The late Leo Underhill, a Jazz DJ, used to talk about the early days of broadcasting in Cincinnati. He preferred spinning Jazz to Country music, but radio stations weren't as specialized in the 1950s as they are now. The same station that brought you Frank Sinatra could also program Country and Bluegrass.

Leo told me that nobody who was anybody in Country music ever came through Cincinnati without stopping to "shake and howdy" with the DJs at the local radio stations.

"Hell," Leo said, "Cincinnati was Nashville in those days."

The Osborne Brothers migrated to Dayton from Hyden, Ky., and got famous when they recorded "Rocky Top," a banjo-blazing, high-tenor singing Bluegrass record that's still the fight song at the University of Tennessee.

Red Allen lived in Dayton, too.

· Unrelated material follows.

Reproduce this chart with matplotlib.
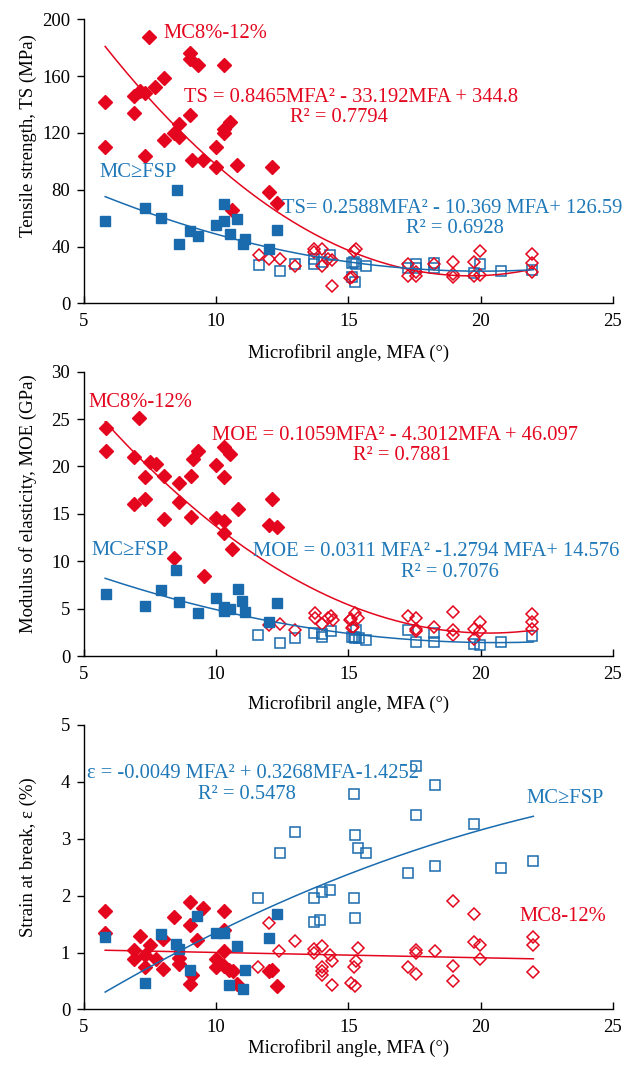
import numpy as np
import matplotlib
matplotlib.use("Agg")
import matplotlib.pyplot as plt

plt.rcParams['font.family'] = ['Liberation Serif', 'DejaVu Serif']

RED = '#e3061e'
BLUE = '#1a6bae'
BLUE_TXT = '#1f78b8'
ANN = 14.8  # annotation font size

# ---------------- Tensile strength ----------------
ts_red_fill_x = [5.8, 5.8, 7.47, 6.9, 6.9, 7.1, 7.3, 7.7, 8.03, 7.3, 8.03, 8.4, 8.6, 8.6, 9.0, 9.0,
                 9.3, 9.0, 9.1, 9.5, 10.0, 10.0, 10.3, 10.3, 10.3, 10.53, 10.8, 10.6, 12.1, 12.0, 12.3]
ts_red_fill_y = [141.8, 110.4, 187.6, 146, 134.3, 149.6, 147.7, 152.4, 158.5, 103.6, 114.9, 120, 126,
                 116.8, 176, 171.9, 167.9, 132.7, 100.8, 100.8, 110.4, 96.1, 167.9, 122.6, 119.6, 128,
                 97.1, 66.1, 95.7, 78.5, 71]
ts_red_open_x = [11.63, 12.0, 12.42, 13.0, 13.7, 13.7, 14.0, 14.0, 14.24, 14.4, 14.4, 15.07, 15.2, 15.3,
                 15.13, 17.24, 17.24, 17.56, 17.56, 18.25, 18.95, 18.95, 18.95, 19.77, 19.97, 19.97,
                 19.77, 21.96, 21.96, 21.96]
ts_red_open_y = [34.2, 31.6, 31, 26.5, 38, 35.9, 38, 26.5, 31.2, 30.5, 12, 17.8, 37, 38.2, 18.3, 27.7,
                 19.5, 21.8, 19.5, 27.7, 29.3, 20.6, 18.8, 29.3, 37, 19.9, 19.5, 34.7, 28.8, 21.8]
ts_blue_fill_x = [5.8, 7.3, 7.9, 8.5, 8.6, 9.0, 9.3, 10.0, 10.3, 10.3, 10.53, 10.8, 11.0, 11.1, 12.0, 12.3]
ts_blue_fill_y = [57.9, 67.5, 59.8, 80, 41.5, 51.1, 47.4, 55.3, 69.9, 57.7, 48.8, 59.3, 41.7, 45.3, 38, 51.6]
ts_blue_open_x = [11.63, 12.42, 13.0, 13.7, 13.7, 14.0, 14.3, 15.13, 15.28, 15.2, 15.13, 15.25, 15.66,
                  17.24, 17.56, 17.56, 18.25, 18.25, 19.77, 19.97, 20.76, 21.96]
ts_blue_open_y = [27.4, 23, 27.7, 31.2, 27.7, 29.3, 34.2, 28.8, 27.7, 29.3, 18.3, 15.2, 26.5, 25.3, 27.7,
                  25.3, 28.4, 25.3, 21.1, 27.7, 23, 23.4]
ts_red_fit = [0.8465, -33.192, 344.8]
ts_blue_fit = [0.2588, -10.369, 126.59]

# ---------------- Modulus of elasticity ----------------
moe_red_fill_x = [5.82, 5.82, 7.09, 6.9, 6.9, 7.49, 7.72, 7.32, 7.32, 8.01, 8.01, 8.42, 8.61, 8.61, 9.03,
                  9.03, 9.11, 9.33, 9.52, 10.0, 10.0, 10.29, 10.29, 10.29, 10.29, 10.53, 10.6, 10.82,
                  12.0, 12.1, 12.3]
moe_red_fill_y = [24.1, 21.6, 25.1, 21.0, 16.0, 20.5, 20.3, 18.9, 16.6, 19.0, 14.5, 10.3, 18.3, 16.3, 19.0,
                  14.7, 20.8, 21.6, 8.4, 20.2, 14.6, 22.1, 18.9, 14.2, 13.0, 21.3, 11.3, 15.5, 13.8,
                  16.6, 13.6]
moe_red_open_x = [12.0, 12.4, 13.0, 13.73, 13.73, 14.0, 14.33, 14.43, 15.1, 15.27, 15.15, 14.24, 15.06,
                  15.38, 15.19, 17.24, 17.56, 17.56, 17.56, 18.25, 18.95, 18.95, 18.95, 19.77, 19.97,
                  19.97, 19.77, 21.96, 21.96, 21.96]
moe_red_open_y = [3.3, 3.4, 2.8, 4.5, 4.0, 3.4, 4.2, 3.8, 3.9, 4.5, 3.0, 4.0, 3.8, 4.0, 3.1, 4.2, 4.0,
                  2.9, 2.6, 3.1, 4.6, 2.7, 2.2, 2.9, 3.6, 2.6, 1.8, 4.4, 3.6, 2.9]
moe_blue_fill_x = [5.82, 7.32, 7.91, 8.48, 8.61, 9.33, 10.0, 10.29, 10.29, 10.53, 10.82, 10.99, 11.1,
                   12.0, 12.3]
moe_blue_fill_y = [6.5, 5.3, 7.0, 9.1, 5.7, 4.5, 6.1, 5.2, 4.7, 5.0, 7.1, 5.8, 4.6, 3.6, 5.6]
moe_blue_open_x = [11.6, 12.4, 13.0, 13.7, 13.99, 13.99, 14.33, 15.2, 15.28, 15.13, 15.25, 15.4, 15.66,
                   17.24, 17.56, 18.25, 18.25, 19.75, 19.97, 20.76, 21.96]
moe_blue_open_y = [2.2, 1.4, 1.9, 2.4, 2.3, 2.0, 2.6, 2.0, 2.8, 2.0, 1.9, 1.9, 1.7, 2.7, 1.5, 2.4, 1.5,
                   1.3, 1.2, 1.5, 2.1]
moe_red_fit = [0.1059, -4.3012, 46.097]
moe_blue_fit = [0.0311, -1.2794, 14.576]

# ---------------- Strain at break ----------------
eps_red_fill_x = [5.8, 5.8, 6.9, 6.9, 7.1, 7.31, 7.31, 7.5, 7.71, 8.0, 8.0, 8.41, 8.6, 8.6, 9.01, 9.01,
                  9.01, 9.1, 9.29, 9.49, 10.0, 10.0, 10.3, 10.3, 10.3, 10.3, 10.47, 10.62, 10.8, 12.0,
                  12.1, 12.3]
eps_red_fill_y = [1.73, 1.35, 1.05, 0.88, 1.29, 0.95, 0.75, 1.14, 0.88, 1.23, 0.71, 1.62, 0.9, 0.8, 1.89,
                  1.49, 0.44, 0.6, 1.22, 1.79, 0.89, 0.74, 1.73, 1.4, 1.03, 0.76, 0.7, 0.67, 0.44, 0.67,
                  0.7, 0.41]
eps_red_open_x = [11.6, 12.0, 12.39, 13.0, 13.7, 13.7, 14.0, 14.0, 14.0, 14.0, 14.29, 14.39, 14.39,
                  15.1, 15.2, 15.29, 15.27, 15.37, 17.25, 17.56, 17.56, 17.56, 18.26, 18.96, 18.96,
                  18.96, 19.76, 19.76, 19.97, 19.97, 21.98, 21.98, 21.98]
eps_red_open_y = [0.75, 1.51, 1.02, 1.21, 1.07, 1.0, 1.12, 0.74, 0.67, 0.61, 0.95, 0.85, 0.43, 0.47,
                  0.74, 0.85, 0.41, 1.08, 0.74, 1.05, 0.99, 0.63, 1.03, 1.91, 0.77, 0.5, 1.67, 1.18,
                  1.13, 0.88, 1.28, 1.13, 0.66]
eps_blue_fill_x = [5.8, 7.31, 7.9, 8.48, 8.6, 9.01, 9.29, 10.0, 10.3, 10.5, 10.8, 11.0, 11.1, 12.0, 12.3]
eps_blue_fill_y = [1.28, 0.47, 1.33, 1.15, 1.07, 0.7, 1.64, 1.35, 1.35, 0.43, 1.11, 0.36, 0.69, 1.26, 1.67]
eps_blue_open_x = [11.6, 12.4, 13.0, 13.7, 13.7, 13.91, 14.0, 14.32, 15.2, 15.27, 15.35, 15.2, 15.27,
                   15.66, 17.25, 17.56, 17.56, 18.26, 18.26, 19.76, 20.76, 21.98]
eps_blue_open_y = [1.95, 2.74, 3.12, 1.95, 1.53, 1.57, 2.07, 2.1, 3.78, 3.06, 2.83, 1.96, 1.61, 2.75,
                   2.39, 4.27, 3.42, 3.95, 2.52, 3.26, 2.48, 2.61]
eps_red_fit = [-0.0093, 1.094]
eps_blue_fit = [-0.0049, 0.3268, -1.4252]

fit_range = (5.8, 22)
xlabel = 'Microfibril angle, MFA (°)'


def scatterPanel(ax, rf, ro, bf, bo):
    ax.plot(bo[0], bo[1], 's', ms=7, mfc='none', mec=BLUE, mew=1.1, ls='none')
    ax.plot(ro[0], ro[1], 'D', ms=6, mfc='none', mec=RED, mew=1.1, ls='none')
    ax.plot(rf[0], rf[1], 'D', ms=6.8, color=RED, ls='none')
    ax.plot(bf[0], bf[1], 's', ms=7.5, color=BLUE, ls='none')


def fitLine(ax, coef, color):
    xs = np.linspace(fit_range[0], fit_range[1], 200)
    ax.plot(xs, np.polyval(coef, xs), color=color, lw=1.1)


def styleAxes(ax, ylim, yticks, ylab, ylab_y, xlab_y):
    ax.set_xlim(5, 25)
    ax.set_ylim(*ylim)
    ax.set_xticks([5, 10, 15, 20, 25])
    ax.set_yticks(yticks)
    for s in ['top', 'right']:
        ax.spines[s].set_visible(False)
    for s in ['left', 'bottom']:
        ax.spines[s].set_linewidth(1.0)
    ax.tick_params(axis='x', direction='in', length=5, width=1, labelsize=13.5, pad=7)
    ax.tick_params(axis='y', direction='out', length=5, width=1, labelsize=13.5, pad=5)
    ax.set_xlabel(xlabel, fontsize=13.5)
    ax.set_ylabel(ylab, fontsize=13.5)
    ax.xaxis.set_label_coords(0.5, xlab_y)
    ax.yaxis.set_label_coords(-0.089, ylab_y)


fig = plt.figure(figsize=(6.4, 10.69), dpi=100)
ax1 = fig.add_axes([0.1313, 0.7161, 0.826, 0.266])
ax2 = fig.add_axes([0.1313, 0.3863, 0.826, 0.266])
ax3 = fig.add_axes([0.1313, 0.0557, 0.826, 0.2663])

# panel 1
scatterPanel(ax1, (ts_red_fill_x, ts_red_fill_y), (ts_red_open_x, ts_red_open_y),
             (ts_blue_fill_x, ts_blue_fill_y), (ts_blue_open_x, ts_blue_open_y))
fitLine(ax1, ts_red_fit, RED)
fitLine(ax1, ts_blue_fit, BLUE)
styleAxes(ax1, (0, 200), [0, 40, 80, 120, 160, 200], 'Tensile strength, TS (MPa)', 0.592, -0.144)
ax1.text(7.99, 190, 'MC8%-12%', color=RED, fontsize=ANN, va='center')
ax1.text(8.78, 145, 'TS = 0.8465MFA² - 33.192MFA + 344.8', color=RED, fontsize=ANN, va='center')
ax1.text(12.79, 131, 'R² = 0.7794', color=RED, fontsize=ANN, va='center')
ax1.text(5.57, 91.8, 'MC≥FSP', color=BLUE_TXT, fontsize=ANN, va='center')
ax1.text(12.49, 67, 'TS= 0.2588MFA² - 10.369 MFA+ 126.59', color=BLUE_TXT, fontsize=ANN, va='center')
ax1.text(17.18, 52.4, 'R² = 0.6928', color=BLUE_TXT, fontsize=ANN, va='center')

# panel 2
scatterPanel(ax2, (moe_red_fill_x, moe_red_fill_y), (moe_red_open_x, moe_red_open_y),
             (moe_blue_fill_x, moe_blue_fill_y), (moe_blue_open_x, moe_blue_open_y))
fitLine(ax2, moe_red_fit, RED)
fitLine(ax2, moe_blue_fit, BLUE)
styleAxes(ax2, (0, 30), [0, 5, 10, 15, 20, 25, 30], 'Modulus of elasticity, MOE (GPa)', 0.535, -0.137)
ax2.text(5.15, 26.8, 'MC8%-12%', color=RED, fontsize=ANN, va='center')
ax2.text(9.84, 23.3, 'MOE = 0.1059MFA² - 4.3012MFA + 46.097', color=RED, fontsize=ANN, va='center')
ax2.text(15.17, 21.2, 'R² = 0.7881', color=RED, fontsize=ANN, va='center')
ax2.text(5.3, 11.1, 'MC≥FSP', color=BLUE_TXT, fontsize=ANN, va='center')
ax2.text(11.39, 11.0, 'MOE = 0.0311 MFA² -1.2794 MFA+ 14.576', color=BLUE_TXT, fontsize=ANN, va='center')
ax2.text(16.99, 8.86, 'R² = 0.7076', color=BLUE_TXT, fontsize=ANN, va='center')

# panel 3
scatterPanel(ax3, (eps_red_fill_x, eps_red_fill_y), (eps_red_open_x, eps_red_open_y),
             (eps_blue_fill_x, eps_blue_fill_y), (eps_blue_open_x, eps_blue_open_y))
fitLine(ax3, eps_red_fit, RED)
fitLine(ax3, eps_blue_fit, BLUE)
styleAxes(ax3, (0, 5), [0, 1, 2, 3, 4, 5], 'Strain at break, ε (%)', 0.536, -0.105)
ax3.text(5.11, 4.15, 'ε = -0.0049 MFA² + 0.3268MFA-1.4252', color=BLUE_TXT, fontsize=ANN, va='center')
ax3.text(9.31, 3.78, 'R² = 0.5478', color=BLUE_TXT, fontsize=ANN, va='center')
ax3.text(21.72, 3.70, 'MC≥FSP', color=BLUE_TXT, fontsize=ANN, va='center')
ax3.text(21.49, 1.64, 'MC8-12%', color=RED, fontsize=ANN, va='center')

fig.savefig('out.png', dpi=100)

He was originally from Pigeon Roost Holler, Ky., and he recorded one of my favorite Bluegrass songs, "The Little Girl and the Dreadful Snake."

His son, Harley Allen, who started out playing in a Bluegrass band with his father and brothers, used to sleep on my couch when he was in Cincinnati. Later, he moved to Nashville to work as a songwriter. Nowadays he's a millionaire.

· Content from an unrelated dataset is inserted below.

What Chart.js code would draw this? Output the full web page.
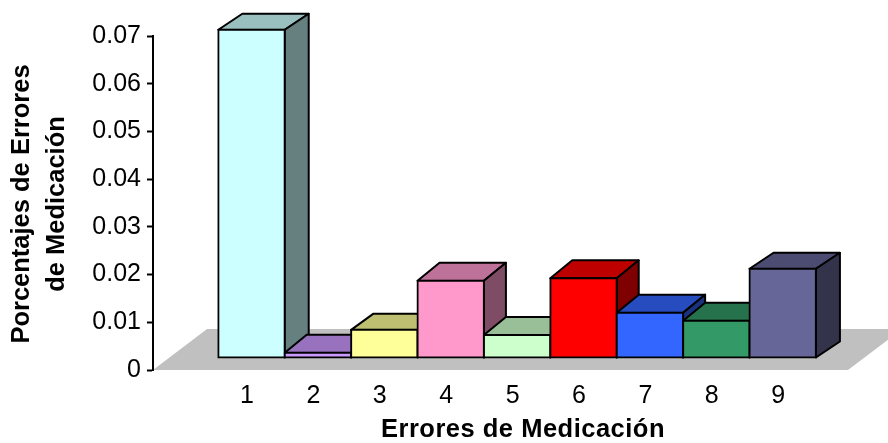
<!DOCTYPE html>
<html>
<head>
<meta charset="utf-8">
<title>Errores de Medicación</title>
<script src="https://cdn.jsdelivr.net/npm/chart.js@4"></script>
<style>
	html, body { margin: 0; padding: 0; background: #fff; }
	canvas { display: block; }
</style>
</head>
<body>
<canvas id="myChart" width="888" height="443"></canvas>
<script>
const categories = [1, 2, 3, 4, 5, 6, 7, 8, 9];
const percentages = [0.0688, 0.0011, 0.0059, 0.0162, 0.0048, 0.0167, 0.0095, 0.0078, 0.0187];
const yTicks = [0, 0.01, 0.02, 0.03, 0.04, 0.05, 0.06, 0.07];

const frontColors = ['#CCFFFF', '#CC99FF', '#FFFF99', '#FF99CC', '#CCFFCC', '#FF0000', '#3366FF', '#339966', '#666699'];
const topColors = ['#99BFBF', '#9972BF', '#BFBF72', '#BF7299', '#99BF99', '#BF0000', '#264CBF', '#26724C', '#4C4C72'];
const sideColors = ['#667F7F', '#664C7F', '#7F7F4C', '#7F4C66', '#667F66', '#7F0000', '#19337F', '#194C33', '#33334C'];

// depth of each bar's top face, not quite the same for all of them
const depthX = [24, 22, 22, 22, 22, 22, 22, 22, 24];
const depthY = [16, 18, 16, 18, 18, 18, 18, 18, 16];

const fontFamily = '"Liberation Sans", Arial, sans-serif';

// fake depth: floor parallelogram, and the bars pushed back onto it
const floorDepth = { x: 54, y: 41 };
const barShift = { x: 4.5, y: -12 };

const depthPlugin = {
	id: 'depth',
	beforeDraw(chart) {
		const ctx = chart.ctx;
		const { left, right, bottom } = chart.chartArea;
		ctx.save();
		ctx.fillStyle = '#C0C0C0';
		ctx.beginPath();
		ctx.moveTo(left, bottom);
		ctx.lineTo(right, bottom);
		ctx.lineTo(right + floorDepth.x, bottom - floorDepth.y);
		ctx.lineTo(left + floorDepth.x, bottom - floorDepth.y);
		ctx.closePath();
		ctx.fill();
		ctx.restore();
	},
	beforeDatasetsDraw(chart) {
		const ctx = chart.ctx;
		ctx.save(); // restored in afterDatasetsDraw, the fronts need the shift too
		ctx.translate(barShift.x, barShift.y);
		ctx.lineWidth = 2;
		ctx.strokeStyle = '#000';
		ctx.lineJoin = 'round';

		const face = (points, color) => {
			ctx.fillStyle = color;
			ctx.beginPath();
			points.forEach((p, i) => i ? ctx.lineTo(p[0], p[1]) : ctx.moveTo(p[0], p[1]));
			ctx.closePath();
			ctx.fill();
			ctx.stroke();
		};

		// left to right so a later top covers the side of the bar before it
		chart.getDatasetMeta(0).data.forEach((bar, i) => {
			const { x, y, base, width } = bar.getProps(['x', 'y', 'base', 'width'], true);
			const l = x - width / 2;
			const r = x + width / 2;
			const dx = depthX[i];
			const dy = -depthY[i];
			face([[l, y], [r, y], [r + dx, y + dy], [l + dx, y + dy]], topColors[i]);
			face([[r, y], [r + dx, y + dy], [r + dx, base + dy], [r, base]], sideColors[i]);
		});
	},
	afterDatasetsDraw(chart) {
		chart.ctx.restore();
	},
	afterDraw(chart) {
		// axis titles by hand, scale titles have no letter spacing or x offset
		const ctx = chart.ctx;
		ctx.save();
		ctx.font = 'bold 25.5px ' + fontFamily;
		ctx.fillStyle = '#000';
		ctx.textAlign = 'center';
		ctx.textBaseline = 'middle';
		ctx.letterSpacing = '0.5px';
		ctx.fillText('Errores de Medicación', 523, 430);
		ctx.letterSpacing = '0px';
		ctx.translate(22, 204);
		ctx.rotate(-Math.PI / 2);
		ctx.fillText('Porcentajes de Errores', 0, 0);
		ctx.fillText('de Medicación', 0, 35);
		ctx.restore();
	}
};

const chartt = new Chart(document.getElementById('myChart'), {
	type: 'bar',
	data: {
		datasets: [{
			data: categories.map((c, i) => ({ x: c, y: percentages[i] })),
			backgroundColor: frontColors,
			borderColor: '#000',
			borderWidth: 2,
			borderSkipped: false,
			inflateAmount: 1,
			categoryPercentage: 1,
			barPercentage: 1,
			clip: false
		}]
	},
	options: {
		responsive: false,
		animation: false,
		layout: { padding: { left: 0, top: 36, right: 40, bottom: 0 } },
		plugins: {
			legend: { display: false },
			tooltip: { enabled: false }
		},
		scales: {
			x: {
				type: 'linear',
				offset: false,
				min: -0.416,
				max: 10.051,
				afterBuildTicks: scale => { scale.ticks = categories.map(value => ({ value })); },
				afterFit: scale => { scale.height = 73; },
				grid: { display: false, offset: false },
				border: { display: false },
				ticks: {
					autoSkip: false,
					maxRotation: 0,
					padding: 3,
					color: '#000',
					font: { family: fontFamily, size: 25 },
					callback: v => String(v)
				}
			},
			y: {
				min: 0,
				max: 0.07,
				afterBuildTicks: scale => { scale.ticks = yTicks.map(value => ({ value })); },
				afterFit: scale => { scale.width = 153; },
				grid: {
					drawOnChartArea: false,
					tickLength: 6,
					tickWidth: 2,
					tickColor: '#000'
				},
				border: { color: '#000', width: 2 },
				ticks: {
					padding: 6,
					color: '#000',
					font: { family: fontFamily, size: 25 },
					callback: v => v === 0 ? '0' : v.toFixed(2)
				}
			}
		}
	},
	plugins: [depthPlugin]
});
</script>
</body>
</html>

Singer Karin Bergquist told me she used to drive out to Georgetown, Ohio, every Sunday afternoon when I had the Sunday afternoon shift at WNKU (89.7 FM) because she loved to listen to the show and that's the only way she could get the signal.

Like Karin, I used to drive to Cincinnati-Dayton Road in the afternoons to hear Moon Mullins broadcast from Middletown. In those days, Moon was the only DJ who played Bluegrass, and he was an icon.

When Moon didn't like a new record, he'd break it in two or scratch it with the needle and say, "That'll be enough of that."

Back in the day, he was irascible, cranky, funny and knew exactly what he wanted to hear — but those days are now gone.

I think if you wait long enough, everything changes. I used to be a musician, scratching out a living playing on the road. Now I'm in a museum.

To all the folks who listened to the Katie Laur Band "back in the day," thanks for your support. Thanks for the laughs. Most of all, thanks for the memories.